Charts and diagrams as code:
=====

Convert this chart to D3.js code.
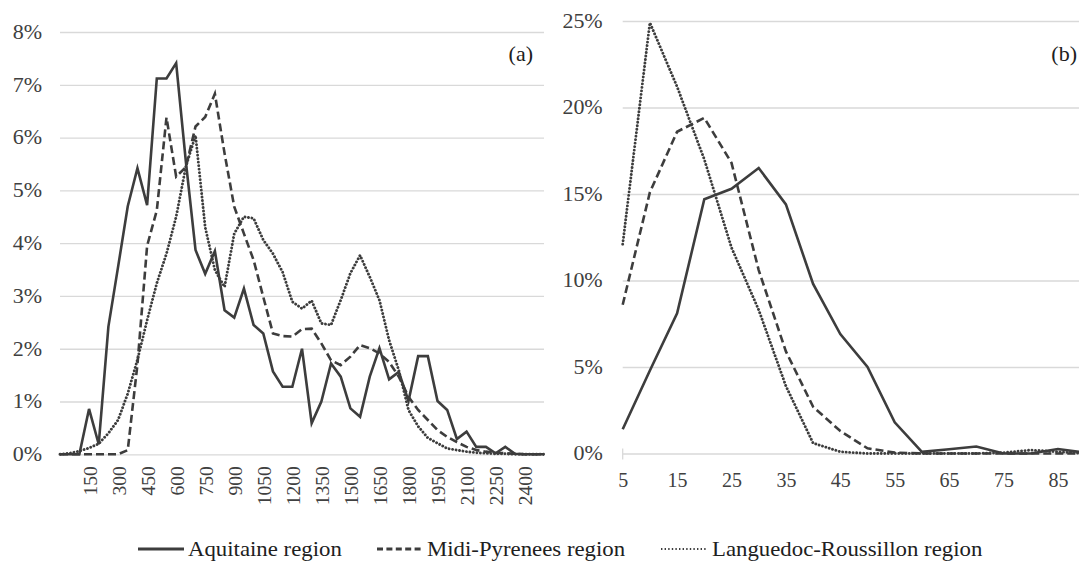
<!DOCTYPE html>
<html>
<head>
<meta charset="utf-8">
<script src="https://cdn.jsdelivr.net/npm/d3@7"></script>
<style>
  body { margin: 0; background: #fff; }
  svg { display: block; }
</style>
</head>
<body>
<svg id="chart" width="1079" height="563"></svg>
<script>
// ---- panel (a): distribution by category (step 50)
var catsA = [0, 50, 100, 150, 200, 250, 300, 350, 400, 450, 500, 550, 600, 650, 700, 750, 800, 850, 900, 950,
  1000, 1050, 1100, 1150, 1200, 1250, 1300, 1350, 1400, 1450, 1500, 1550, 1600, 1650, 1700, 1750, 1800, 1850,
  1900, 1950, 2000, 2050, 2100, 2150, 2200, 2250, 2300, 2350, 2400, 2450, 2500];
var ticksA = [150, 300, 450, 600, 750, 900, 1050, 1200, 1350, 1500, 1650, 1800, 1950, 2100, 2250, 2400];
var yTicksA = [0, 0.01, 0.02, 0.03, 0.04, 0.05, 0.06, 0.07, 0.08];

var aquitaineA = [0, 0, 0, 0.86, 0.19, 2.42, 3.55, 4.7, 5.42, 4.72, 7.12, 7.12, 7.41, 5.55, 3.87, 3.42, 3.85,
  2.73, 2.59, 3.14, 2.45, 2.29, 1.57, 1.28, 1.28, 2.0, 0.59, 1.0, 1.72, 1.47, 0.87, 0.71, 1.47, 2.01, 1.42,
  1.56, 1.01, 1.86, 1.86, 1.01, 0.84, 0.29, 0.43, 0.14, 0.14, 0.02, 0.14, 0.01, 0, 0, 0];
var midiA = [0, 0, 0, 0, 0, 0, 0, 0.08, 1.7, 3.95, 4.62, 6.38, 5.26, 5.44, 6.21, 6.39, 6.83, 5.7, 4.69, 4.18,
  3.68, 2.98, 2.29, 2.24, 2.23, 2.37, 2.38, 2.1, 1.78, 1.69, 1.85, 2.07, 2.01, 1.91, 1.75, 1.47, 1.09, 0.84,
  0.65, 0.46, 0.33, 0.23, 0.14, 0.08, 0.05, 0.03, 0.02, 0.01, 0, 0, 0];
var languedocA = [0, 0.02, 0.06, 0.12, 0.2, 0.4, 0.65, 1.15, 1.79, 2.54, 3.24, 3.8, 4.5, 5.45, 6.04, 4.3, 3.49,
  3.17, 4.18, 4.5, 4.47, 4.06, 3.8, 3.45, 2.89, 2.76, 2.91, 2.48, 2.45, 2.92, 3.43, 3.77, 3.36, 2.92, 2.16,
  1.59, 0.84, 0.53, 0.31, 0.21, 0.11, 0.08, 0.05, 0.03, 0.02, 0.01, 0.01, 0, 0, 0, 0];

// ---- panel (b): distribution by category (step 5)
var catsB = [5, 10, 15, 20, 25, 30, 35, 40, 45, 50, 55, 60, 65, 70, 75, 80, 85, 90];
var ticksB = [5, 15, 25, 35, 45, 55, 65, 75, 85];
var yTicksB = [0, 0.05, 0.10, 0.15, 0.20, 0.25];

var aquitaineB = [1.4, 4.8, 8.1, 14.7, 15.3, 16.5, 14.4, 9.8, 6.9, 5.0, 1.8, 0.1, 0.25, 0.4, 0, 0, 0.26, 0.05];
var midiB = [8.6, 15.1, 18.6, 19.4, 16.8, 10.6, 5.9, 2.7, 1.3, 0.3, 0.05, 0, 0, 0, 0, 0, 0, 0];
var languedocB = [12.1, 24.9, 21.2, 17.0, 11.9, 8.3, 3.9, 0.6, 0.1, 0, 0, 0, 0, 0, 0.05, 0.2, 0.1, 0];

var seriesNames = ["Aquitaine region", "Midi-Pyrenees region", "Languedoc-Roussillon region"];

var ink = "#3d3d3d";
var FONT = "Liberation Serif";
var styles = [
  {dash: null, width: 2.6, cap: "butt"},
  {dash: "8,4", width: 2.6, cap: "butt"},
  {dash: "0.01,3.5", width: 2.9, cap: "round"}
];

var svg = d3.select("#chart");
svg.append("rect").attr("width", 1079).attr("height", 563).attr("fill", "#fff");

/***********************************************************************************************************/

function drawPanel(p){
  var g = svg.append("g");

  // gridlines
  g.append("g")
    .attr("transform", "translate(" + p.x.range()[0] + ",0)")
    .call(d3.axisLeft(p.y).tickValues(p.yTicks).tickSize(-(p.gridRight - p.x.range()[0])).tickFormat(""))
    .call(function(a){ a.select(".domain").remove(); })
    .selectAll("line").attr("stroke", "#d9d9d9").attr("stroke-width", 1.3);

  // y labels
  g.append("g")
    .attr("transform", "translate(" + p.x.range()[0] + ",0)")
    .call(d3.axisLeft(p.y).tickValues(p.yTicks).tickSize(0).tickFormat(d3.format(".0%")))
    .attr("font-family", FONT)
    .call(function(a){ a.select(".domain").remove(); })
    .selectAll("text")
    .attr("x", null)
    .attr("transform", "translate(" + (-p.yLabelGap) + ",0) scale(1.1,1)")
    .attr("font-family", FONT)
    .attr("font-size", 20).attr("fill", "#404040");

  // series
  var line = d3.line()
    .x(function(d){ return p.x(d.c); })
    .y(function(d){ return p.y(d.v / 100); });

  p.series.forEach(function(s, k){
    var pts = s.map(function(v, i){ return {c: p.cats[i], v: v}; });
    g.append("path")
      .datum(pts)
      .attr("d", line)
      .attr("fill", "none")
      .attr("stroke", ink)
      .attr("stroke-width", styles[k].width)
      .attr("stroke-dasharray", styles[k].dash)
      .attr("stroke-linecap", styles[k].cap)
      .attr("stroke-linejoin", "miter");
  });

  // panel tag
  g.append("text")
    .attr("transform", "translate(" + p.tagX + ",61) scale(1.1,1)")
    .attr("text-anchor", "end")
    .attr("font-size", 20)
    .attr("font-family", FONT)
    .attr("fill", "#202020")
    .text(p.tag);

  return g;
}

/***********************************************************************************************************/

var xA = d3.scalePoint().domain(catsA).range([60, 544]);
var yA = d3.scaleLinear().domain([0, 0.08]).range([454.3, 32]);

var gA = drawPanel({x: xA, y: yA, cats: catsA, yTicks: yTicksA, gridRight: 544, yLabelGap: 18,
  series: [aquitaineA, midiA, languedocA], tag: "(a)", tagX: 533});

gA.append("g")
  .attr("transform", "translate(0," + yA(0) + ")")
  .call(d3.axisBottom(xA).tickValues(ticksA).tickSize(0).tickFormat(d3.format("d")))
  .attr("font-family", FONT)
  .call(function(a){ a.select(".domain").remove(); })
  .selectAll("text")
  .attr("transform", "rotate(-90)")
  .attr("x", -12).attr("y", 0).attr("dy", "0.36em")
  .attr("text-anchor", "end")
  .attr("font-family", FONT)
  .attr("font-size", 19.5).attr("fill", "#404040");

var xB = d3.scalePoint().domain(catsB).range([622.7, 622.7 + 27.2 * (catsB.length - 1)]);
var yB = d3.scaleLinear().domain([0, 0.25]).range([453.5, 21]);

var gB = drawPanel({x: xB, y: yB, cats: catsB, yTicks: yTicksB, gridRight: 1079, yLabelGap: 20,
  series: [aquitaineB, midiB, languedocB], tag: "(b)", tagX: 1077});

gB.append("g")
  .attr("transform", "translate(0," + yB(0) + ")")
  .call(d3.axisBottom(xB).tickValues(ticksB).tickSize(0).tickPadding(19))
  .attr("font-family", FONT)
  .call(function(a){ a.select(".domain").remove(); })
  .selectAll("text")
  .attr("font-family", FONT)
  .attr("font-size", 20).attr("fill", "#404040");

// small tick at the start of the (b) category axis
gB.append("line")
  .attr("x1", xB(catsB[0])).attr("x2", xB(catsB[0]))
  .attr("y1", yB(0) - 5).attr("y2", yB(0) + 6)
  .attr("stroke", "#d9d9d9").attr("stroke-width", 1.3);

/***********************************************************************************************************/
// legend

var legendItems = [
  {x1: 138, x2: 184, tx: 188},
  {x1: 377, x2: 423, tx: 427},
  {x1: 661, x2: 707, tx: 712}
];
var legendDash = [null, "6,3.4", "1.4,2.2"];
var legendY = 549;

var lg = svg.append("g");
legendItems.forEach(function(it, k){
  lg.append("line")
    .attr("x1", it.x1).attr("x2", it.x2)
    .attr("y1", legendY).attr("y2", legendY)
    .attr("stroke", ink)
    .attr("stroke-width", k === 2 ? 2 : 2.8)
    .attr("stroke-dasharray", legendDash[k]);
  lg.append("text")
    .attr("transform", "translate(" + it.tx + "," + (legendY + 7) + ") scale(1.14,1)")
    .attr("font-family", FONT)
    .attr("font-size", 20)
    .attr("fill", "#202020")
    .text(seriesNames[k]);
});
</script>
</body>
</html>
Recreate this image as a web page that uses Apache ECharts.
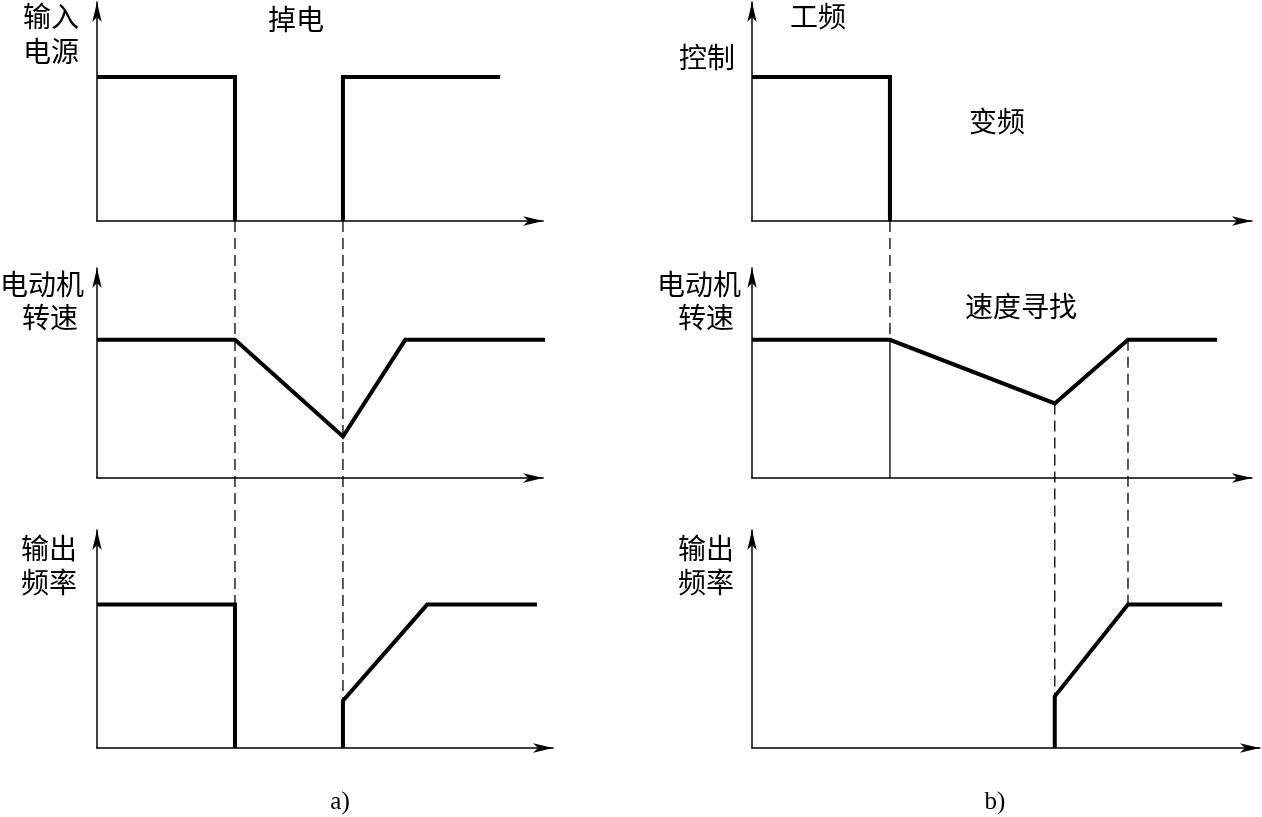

=====

__Task instructions__.
Quote only what lies between the first line of the records and the line containing "0.01, 0, 0, 0, 0];", please, including both lines and excluding images.

__Correct response__.
Convert this chart to D3.js code.
<!DOCTYPE html>
<html>
<head>
<meta charset="utf-8">
<script src="https://cdn.jsdelivr.net/npm/d3@7"></script>
<style>
  body { margin: 0; background: #fff; }
  svg { display: block; }
</style>
</head>
<body>
<svg id="chart" width="1079" height="563"></svg>
<script>
// ---- panel (a): distribution by category (step 50)
var catsA = [0, 50, 100, 150, 200, 250, 300, 350, 400, 450, 500, 550, 600, 650, 700, 750, 800, 850, 900, 950,
  1000, 1050, 1100, 1150, 1200, 1250, 1300, 1350, 1400, 1450, 1500, 1550, 1600, 1650, 1700, 1750, 1800, 1850,
  1900, 1950, 2000, 2050, 2100, 2150, 2200, 2250, 2300, 2350, 2400, 2450, 2500];
var ticksA = [150, 300, 450, 600, 750, 900, 1050, 1200, 1350, 1500, 1650, 1800, 1950, 2100, 2250, 2400];
var yTicksA = [0, 0.01, 0.02, 0.03, 0.04, 0.05, 0.06, 0.07, 0.08];

var aquitaineA = [0, 0, 0, 0.86, 0.19, 2.42, 3.55, 4.7, 5.42, 4.72, 7.12, 7.12, 7.41, 5.55, 3.87, 3.42, 3.85,
  2.73, 2.59, 3.14, 2.45, 2.29, 1.57, 1.28, 1.28, 2.0, 0.59, 1.0, 1.72, 1.47, 0.87, 0.71, 1.47, 2.01, 1.42,
  1.56, 1.01, 1.86, 1.86, 1.01, 0.84, 0.29, 0.43, 0.14, 0.14, 0.02, 0.14, 0.01, 0, 0, 0];
var midiA = [0, 0, 0, 0, 0, 0, 0, 0.08, 1.7, 3.95, 4.62, 6.38, 5.26, 5.44, 6.21, 6.39, 6.83, 5.7, 4.69, 4.18,
  3.68, 2.98, 2.29, 2.24, 2.23, 2.37, 2.38, 2.1, 1.78, 1.69, 1.85, 2.07, 2.01, 1.91, 1.75, 1.47, 1.09, 0.84,
  0.65, 0.46, 0.33, 0.23, 0.14, 0.08, 0.05, 0.03, 0.02, 0.01, 0, 0, 0];
var languedocA = [0, 0.02, 0.06, 0.12, 0.2, 0.4, 0.65, 1.15, 1.79, 2.54, 3.24, 3.8, 4.5, 5.45, 6.04, 4.3, 3.49,
  3.17, 4.18, 4.5, 4.47, 4.06, 3.8, 3.45, 2.89, 2.76, 2.91, 2.48, 2.45, 2.92, 3.43, 3.77, 3.36, 2.92, 2.16,
  1.59, 0.84, 0.53, 0.31, 0.21, 0.11, 0.08, 0.05, 0.03, 0.02, 0.01, 0.01, 0, 0, 0, 0];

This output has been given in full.